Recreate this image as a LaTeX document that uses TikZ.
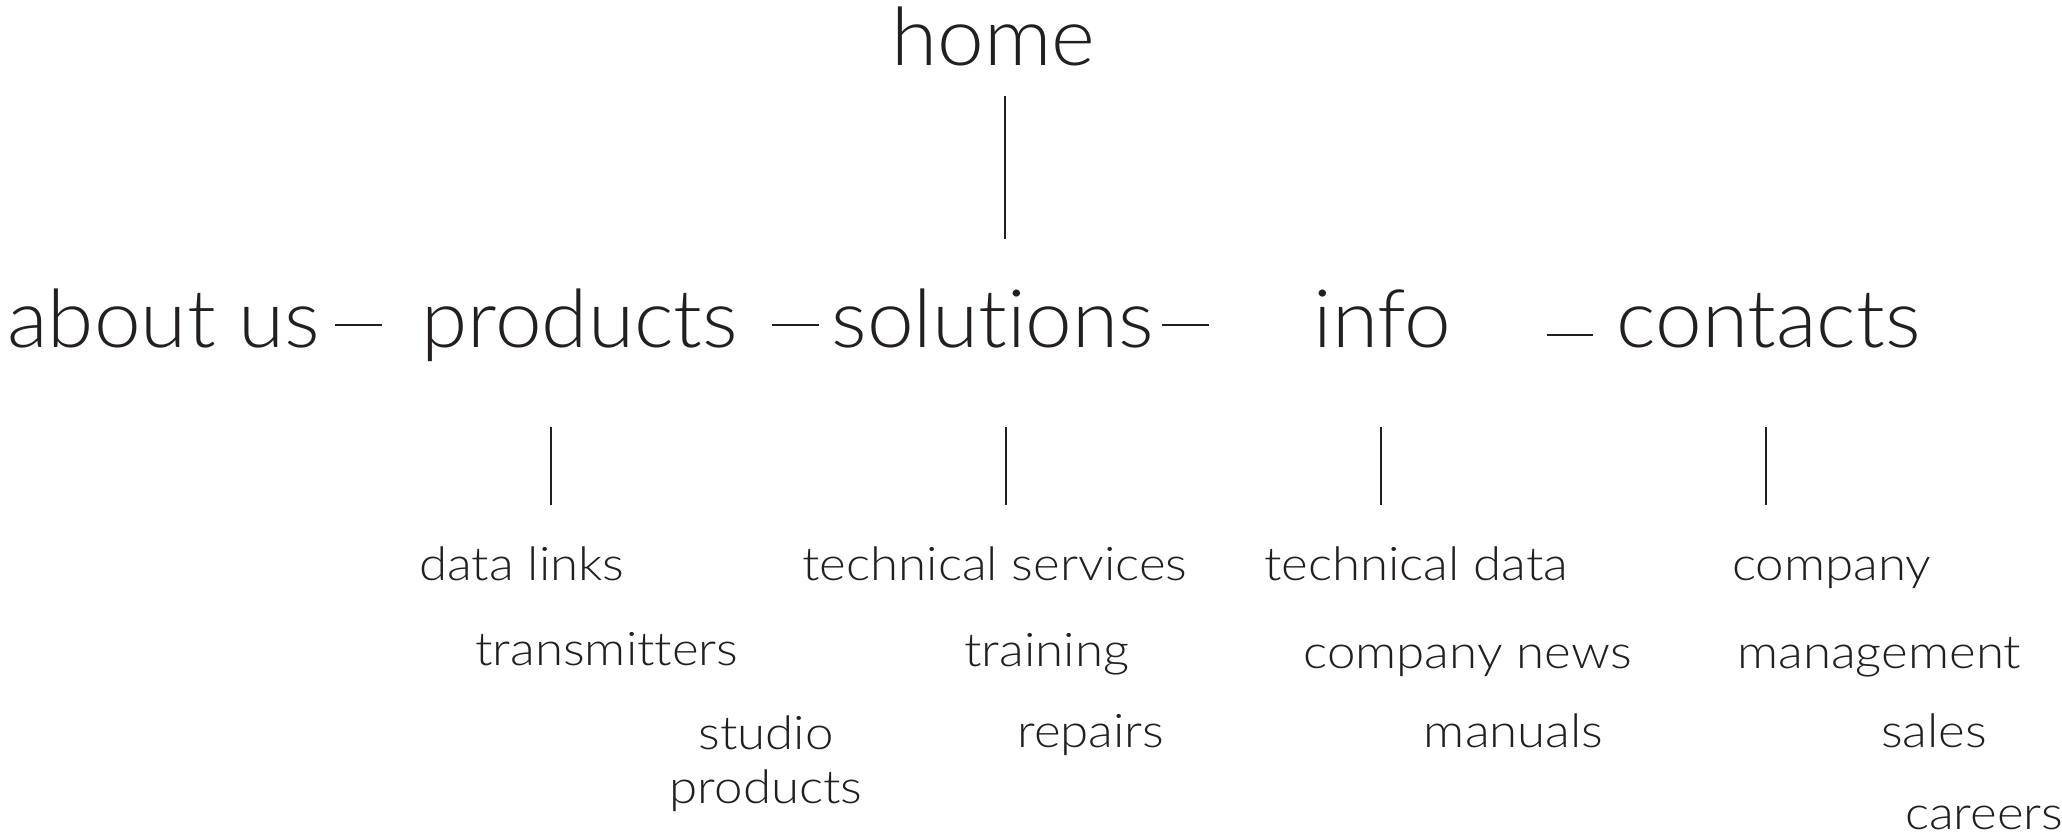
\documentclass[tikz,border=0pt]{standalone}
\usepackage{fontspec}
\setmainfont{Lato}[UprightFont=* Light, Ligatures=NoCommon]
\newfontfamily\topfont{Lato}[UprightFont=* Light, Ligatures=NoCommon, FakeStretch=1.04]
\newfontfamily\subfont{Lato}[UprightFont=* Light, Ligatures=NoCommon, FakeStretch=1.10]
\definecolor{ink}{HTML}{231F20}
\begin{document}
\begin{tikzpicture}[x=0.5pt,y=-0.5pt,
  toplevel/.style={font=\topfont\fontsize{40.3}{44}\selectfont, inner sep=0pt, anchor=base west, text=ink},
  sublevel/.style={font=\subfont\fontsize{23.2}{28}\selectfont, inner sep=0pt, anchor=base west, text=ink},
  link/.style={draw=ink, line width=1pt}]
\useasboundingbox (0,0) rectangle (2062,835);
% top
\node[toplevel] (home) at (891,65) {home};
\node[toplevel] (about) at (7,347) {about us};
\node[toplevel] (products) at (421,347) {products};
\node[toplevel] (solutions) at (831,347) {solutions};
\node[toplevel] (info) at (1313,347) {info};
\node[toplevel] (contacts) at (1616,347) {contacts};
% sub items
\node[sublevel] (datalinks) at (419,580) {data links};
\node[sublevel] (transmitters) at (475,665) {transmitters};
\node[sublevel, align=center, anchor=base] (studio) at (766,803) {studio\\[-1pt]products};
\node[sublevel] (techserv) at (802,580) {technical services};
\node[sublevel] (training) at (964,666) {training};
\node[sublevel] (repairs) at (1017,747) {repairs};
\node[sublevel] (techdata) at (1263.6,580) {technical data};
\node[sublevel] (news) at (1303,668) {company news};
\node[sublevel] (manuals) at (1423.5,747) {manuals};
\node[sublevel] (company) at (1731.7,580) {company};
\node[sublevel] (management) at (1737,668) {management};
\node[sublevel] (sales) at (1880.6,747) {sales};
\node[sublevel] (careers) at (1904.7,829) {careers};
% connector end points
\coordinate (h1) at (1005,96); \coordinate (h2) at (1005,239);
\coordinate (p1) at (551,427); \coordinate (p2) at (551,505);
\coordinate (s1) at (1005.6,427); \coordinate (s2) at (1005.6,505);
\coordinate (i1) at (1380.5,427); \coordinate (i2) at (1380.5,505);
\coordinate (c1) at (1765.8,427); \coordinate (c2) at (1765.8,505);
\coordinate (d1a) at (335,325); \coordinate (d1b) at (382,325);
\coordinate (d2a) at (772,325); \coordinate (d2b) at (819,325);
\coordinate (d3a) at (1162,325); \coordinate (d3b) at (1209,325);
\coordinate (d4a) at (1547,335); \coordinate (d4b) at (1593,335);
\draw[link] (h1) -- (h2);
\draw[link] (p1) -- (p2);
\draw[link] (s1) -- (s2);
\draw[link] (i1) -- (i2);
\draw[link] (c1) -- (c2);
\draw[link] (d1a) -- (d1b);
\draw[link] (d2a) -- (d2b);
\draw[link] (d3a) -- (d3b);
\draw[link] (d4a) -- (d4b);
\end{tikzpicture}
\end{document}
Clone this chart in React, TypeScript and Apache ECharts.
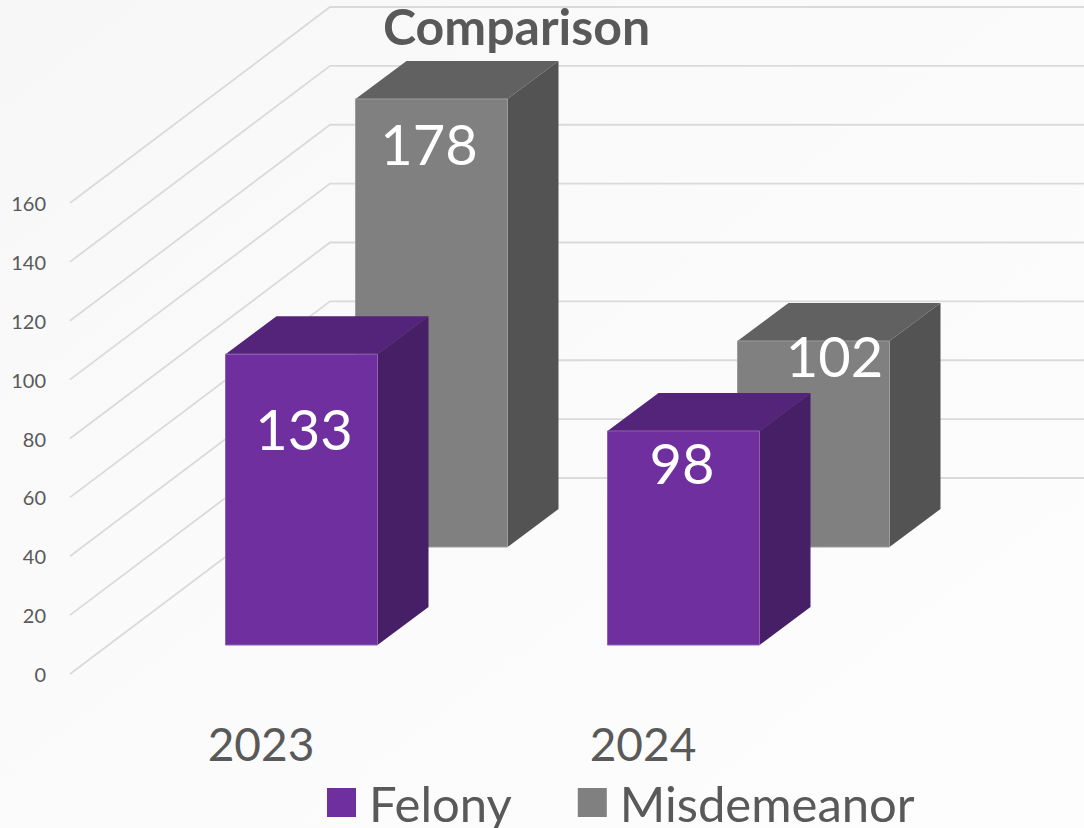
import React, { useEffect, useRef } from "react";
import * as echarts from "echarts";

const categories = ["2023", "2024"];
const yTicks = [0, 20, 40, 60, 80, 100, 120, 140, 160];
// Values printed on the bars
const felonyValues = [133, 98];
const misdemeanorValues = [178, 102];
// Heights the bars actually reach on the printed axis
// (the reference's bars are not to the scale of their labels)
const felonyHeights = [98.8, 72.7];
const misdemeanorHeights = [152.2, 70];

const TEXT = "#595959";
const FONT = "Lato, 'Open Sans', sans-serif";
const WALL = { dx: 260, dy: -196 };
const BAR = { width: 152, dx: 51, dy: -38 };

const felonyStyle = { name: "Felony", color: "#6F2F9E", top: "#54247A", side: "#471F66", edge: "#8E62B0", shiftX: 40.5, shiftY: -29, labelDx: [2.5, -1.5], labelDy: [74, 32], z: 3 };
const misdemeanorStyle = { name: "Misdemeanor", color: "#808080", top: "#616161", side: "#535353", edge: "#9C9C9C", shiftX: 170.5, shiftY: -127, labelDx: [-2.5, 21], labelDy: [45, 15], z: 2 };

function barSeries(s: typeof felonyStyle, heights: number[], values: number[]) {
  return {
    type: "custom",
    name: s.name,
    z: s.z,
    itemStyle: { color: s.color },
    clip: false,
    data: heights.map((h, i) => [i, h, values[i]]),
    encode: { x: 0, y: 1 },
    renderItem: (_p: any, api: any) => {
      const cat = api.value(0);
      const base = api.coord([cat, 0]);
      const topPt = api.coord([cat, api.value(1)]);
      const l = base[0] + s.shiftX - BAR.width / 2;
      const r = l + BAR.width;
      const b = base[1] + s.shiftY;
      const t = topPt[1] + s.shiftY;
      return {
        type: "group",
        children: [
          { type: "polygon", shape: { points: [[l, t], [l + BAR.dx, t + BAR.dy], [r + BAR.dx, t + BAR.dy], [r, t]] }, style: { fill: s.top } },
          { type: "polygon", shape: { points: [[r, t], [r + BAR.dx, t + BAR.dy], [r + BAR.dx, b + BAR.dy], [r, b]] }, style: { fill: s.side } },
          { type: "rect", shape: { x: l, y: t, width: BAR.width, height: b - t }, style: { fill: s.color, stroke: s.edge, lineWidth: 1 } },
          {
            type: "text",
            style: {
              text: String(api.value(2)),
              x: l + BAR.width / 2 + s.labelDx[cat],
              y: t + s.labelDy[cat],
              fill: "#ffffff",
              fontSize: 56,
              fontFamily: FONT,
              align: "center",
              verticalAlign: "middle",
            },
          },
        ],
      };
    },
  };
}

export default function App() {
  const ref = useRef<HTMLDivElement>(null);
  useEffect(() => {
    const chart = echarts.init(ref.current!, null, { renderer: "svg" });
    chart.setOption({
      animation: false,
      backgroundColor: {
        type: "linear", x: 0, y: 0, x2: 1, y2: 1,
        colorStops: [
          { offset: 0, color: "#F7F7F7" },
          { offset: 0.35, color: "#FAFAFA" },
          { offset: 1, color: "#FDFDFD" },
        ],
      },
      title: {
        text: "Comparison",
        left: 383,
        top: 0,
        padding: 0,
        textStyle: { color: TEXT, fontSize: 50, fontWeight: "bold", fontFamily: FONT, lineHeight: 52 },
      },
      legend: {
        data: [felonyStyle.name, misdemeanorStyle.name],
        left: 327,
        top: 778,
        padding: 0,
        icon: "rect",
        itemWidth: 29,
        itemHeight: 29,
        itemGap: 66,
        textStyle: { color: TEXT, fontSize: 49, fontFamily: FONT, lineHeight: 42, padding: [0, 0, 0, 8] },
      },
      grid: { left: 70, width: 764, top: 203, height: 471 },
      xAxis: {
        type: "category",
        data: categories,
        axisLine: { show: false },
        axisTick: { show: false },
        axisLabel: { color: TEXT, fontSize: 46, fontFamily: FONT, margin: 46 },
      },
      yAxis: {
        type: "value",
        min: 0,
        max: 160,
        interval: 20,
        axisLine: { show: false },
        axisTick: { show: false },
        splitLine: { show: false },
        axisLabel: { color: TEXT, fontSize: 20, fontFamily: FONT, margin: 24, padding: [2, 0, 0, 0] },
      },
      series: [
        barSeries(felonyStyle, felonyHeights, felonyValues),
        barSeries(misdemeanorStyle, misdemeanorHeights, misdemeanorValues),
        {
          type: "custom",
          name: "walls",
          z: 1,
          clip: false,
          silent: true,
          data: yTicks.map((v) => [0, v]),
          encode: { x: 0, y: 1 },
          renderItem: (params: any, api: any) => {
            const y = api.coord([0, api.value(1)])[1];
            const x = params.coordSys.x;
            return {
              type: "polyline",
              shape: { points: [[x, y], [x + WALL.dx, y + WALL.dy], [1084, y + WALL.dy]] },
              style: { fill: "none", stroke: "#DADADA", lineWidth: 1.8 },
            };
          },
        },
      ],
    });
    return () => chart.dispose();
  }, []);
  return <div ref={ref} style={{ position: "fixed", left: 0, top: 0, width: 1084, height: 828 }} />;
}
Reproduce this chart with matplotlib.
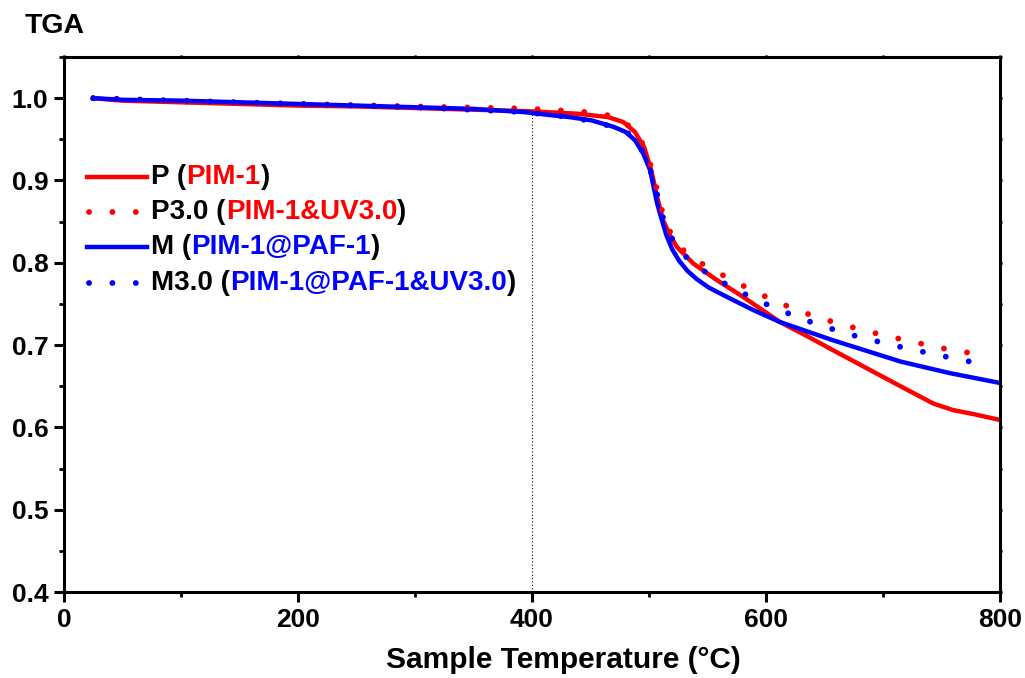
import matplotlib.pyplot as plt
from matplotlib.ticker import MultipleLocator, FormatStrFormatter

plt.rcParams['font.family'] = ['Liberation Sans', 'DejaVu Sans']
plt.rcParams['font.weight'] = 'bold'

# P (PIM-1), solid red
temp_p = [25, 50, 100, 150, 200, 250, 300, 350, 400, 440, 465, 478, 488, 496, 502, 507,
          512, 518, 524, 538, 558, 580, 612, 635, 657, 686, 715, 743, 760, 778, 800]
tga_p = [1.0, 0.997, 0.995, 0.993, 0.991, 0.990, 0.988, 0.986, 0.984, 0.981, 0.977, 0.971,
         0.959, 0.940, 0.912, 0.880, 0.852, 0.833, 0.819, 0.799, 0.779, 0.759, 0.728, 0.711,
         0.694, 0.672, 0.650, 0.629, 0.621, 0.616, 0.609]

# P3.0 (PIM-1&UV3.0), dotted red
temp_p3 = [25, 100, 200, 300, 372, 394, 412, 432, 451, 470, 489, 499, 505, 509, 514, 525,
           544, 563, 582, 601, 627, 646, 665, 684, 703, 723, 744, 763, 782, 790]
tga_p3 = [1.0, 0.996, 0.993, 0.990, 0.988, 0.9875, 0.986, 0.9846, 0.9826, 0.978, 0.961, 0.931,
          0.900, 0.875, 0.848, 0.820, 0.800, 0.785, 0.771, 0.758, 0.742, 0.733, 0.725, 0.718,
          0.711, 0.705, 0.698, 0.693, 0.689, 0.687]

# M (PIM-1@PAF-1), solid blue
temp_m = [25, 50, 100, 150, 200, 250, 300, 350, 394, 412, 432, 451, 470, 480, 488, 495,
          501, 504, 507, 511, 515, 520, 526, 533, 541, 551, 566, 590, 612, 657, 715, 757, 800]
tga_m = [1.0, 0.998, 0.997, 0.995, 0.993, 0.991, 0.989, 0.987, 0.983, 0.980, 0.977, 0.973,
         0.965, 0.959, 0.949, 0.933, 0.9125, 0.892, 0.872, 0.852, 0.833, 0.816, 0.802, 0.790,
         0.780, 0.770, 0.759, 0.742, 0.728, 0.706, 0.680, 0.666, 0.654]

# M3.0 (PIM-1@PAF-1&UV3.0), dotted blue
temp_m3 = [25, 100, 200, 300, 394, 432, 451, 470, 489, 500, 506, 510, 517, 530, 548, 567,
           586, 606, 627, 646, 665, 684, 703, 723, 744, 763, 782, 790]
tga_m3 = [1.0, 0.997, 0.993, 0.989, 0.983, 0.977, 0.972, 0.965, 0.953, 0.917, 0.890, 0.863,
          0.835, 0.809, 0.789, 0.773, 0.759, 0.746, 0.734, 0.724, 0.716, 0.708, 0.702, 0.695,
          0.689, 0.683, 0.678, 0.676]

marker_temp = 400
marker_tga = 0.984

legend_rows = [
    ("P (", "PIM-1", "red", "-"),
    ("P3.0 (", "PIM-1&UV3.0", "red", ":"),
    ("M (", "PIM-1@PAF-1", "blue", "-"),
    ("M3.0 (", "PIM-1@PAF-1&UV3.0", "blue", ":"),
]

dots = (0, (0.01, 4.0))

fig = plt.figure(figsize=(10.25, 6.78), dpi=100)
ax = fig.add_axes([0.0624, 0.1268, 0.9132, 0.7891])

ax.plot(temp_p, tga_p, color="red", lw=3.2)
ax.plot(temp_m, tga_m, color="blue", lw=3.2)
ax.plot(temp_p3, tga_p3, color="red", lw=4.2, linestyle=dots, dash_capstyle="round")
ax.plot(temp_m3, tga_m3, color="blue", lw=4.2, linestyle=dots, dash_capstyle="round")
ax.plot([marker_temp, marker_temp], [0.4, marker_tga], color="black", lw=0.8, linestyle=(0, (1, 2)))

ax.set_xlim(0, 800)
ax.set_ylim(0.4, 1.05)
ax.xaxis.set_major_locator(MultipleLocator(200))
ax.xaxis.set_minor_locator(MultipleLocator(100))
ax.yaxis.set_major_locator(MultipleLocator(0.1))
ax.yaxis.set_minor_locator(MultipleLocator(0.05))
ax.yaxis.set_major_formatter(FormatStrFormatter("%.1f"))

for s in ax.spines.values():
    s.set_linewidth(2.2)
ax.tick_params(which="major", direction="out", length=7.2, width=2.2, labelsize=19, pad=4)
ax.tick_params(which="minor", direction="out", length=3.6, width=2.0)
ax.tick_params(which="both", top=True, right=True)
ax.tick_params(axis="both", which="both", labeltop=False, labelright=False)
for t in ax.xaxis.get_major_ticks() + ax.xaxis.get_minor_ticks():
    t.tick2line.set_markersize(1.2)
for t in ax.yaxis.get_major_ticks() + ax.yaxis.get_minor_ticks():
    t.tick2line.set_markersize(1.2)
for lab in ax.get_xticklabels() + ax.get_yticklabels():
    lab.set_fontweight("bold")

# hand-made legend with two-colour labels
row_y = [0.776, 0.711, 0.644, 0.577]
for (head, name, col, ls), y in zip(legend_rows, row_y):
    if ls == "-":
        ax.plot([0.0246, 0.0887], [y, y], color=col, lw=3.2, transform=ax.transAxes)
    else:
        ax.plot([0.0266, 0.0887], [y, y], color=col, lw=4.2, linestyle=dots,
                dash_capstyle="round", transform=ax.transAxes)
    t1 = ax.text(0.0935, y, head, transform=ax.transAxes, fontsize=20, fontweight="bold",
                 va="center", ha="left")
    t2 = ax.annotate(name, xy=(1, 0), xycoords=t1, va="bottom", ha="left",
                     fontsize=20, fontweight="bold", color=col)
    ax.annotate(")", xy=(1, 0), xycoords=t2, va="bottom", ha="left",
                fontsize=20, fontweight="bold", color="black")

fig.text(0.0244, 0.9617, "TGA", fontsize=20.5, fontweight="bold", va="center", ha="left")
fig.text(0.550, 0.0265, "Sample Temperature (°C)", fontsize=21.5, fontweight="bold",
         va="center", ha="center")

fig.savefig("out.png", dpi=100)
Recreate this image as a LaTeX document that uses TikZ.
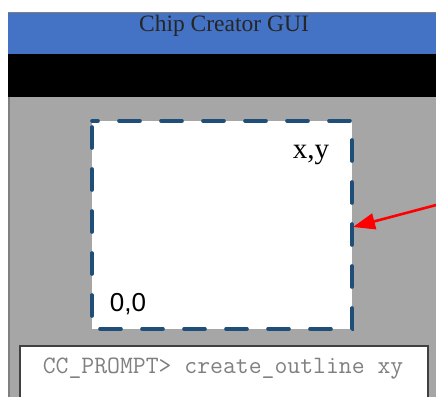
------------------------------------------------------------------------
◆ **DIRECTIVE**: Above are some entries. Restate word for word the lines from the one holding "Clone this chart" through the one holding "import * as", but not the pictures.

◆ **COMPLETE ANSWER**:
Clone this chart in React, TypeScript and Apache ECharts.
import React, { useEffect, useRef } from "react";
import * as echarts from "echarts";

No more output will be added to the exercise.